I can picture, if he were alive, him driving down our dusty farm driveway, not liking that his fancy car was getting so dirty. I can imagine him in his Italian suit cringing at my bathroom being an outhouse. Then, I can see him slicing into my tomatoes, dropping again into that still, focused presence where nothing else exists, tasting it and understanding why, understanding exactly why I am farming. Because what he would have tasted is the best tomato of his life.

My red sauce is simmering on the stovetop. I’ll let it simmer all day, and perhaps drape it over slow-cooked polenta. I’ll top it with Parmesan cheese and think of my father. I will feel joy as I watch my husband’s delight as the flavors hit his tongue.

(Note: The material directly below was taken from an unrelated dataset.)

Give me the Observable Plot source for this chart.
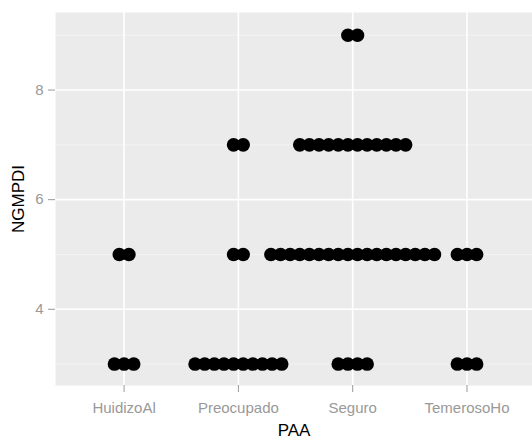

This photo was taken by a cemetery where many of my ancestors are buried, it’s at the edge of the chestnut forest overlooking Sillicagnana, a town known for their stonework.

This photo was taken by a cemetery where many of my ancestors are buried, it’s at the edge of the chestnut forest overlooking Sillicagnana, a town known for its stonework.

My cousin said to me during my recent trip to Italy, “It’s not just the way the food is put together that makes it so good. It’s the soil, the air, and the water here.

I am lucky to be in a place that has those exceptional elements, special, and unique. Perhaps I should give thanks to Glacier Peak for the pumice deposits, give thanks to the glaciers for scraping, pushing, and forming this rich soil, and for the pristine water. Give thanks to the wild land surrounding us and the trees for the sweet air.

So, in the name of delicious food, and in memory of my father, don’t be stuck with a mediocre tomato from the supermarket. Come to Chelan’s Thursday farmers market and buy a tomato that will make you swoon.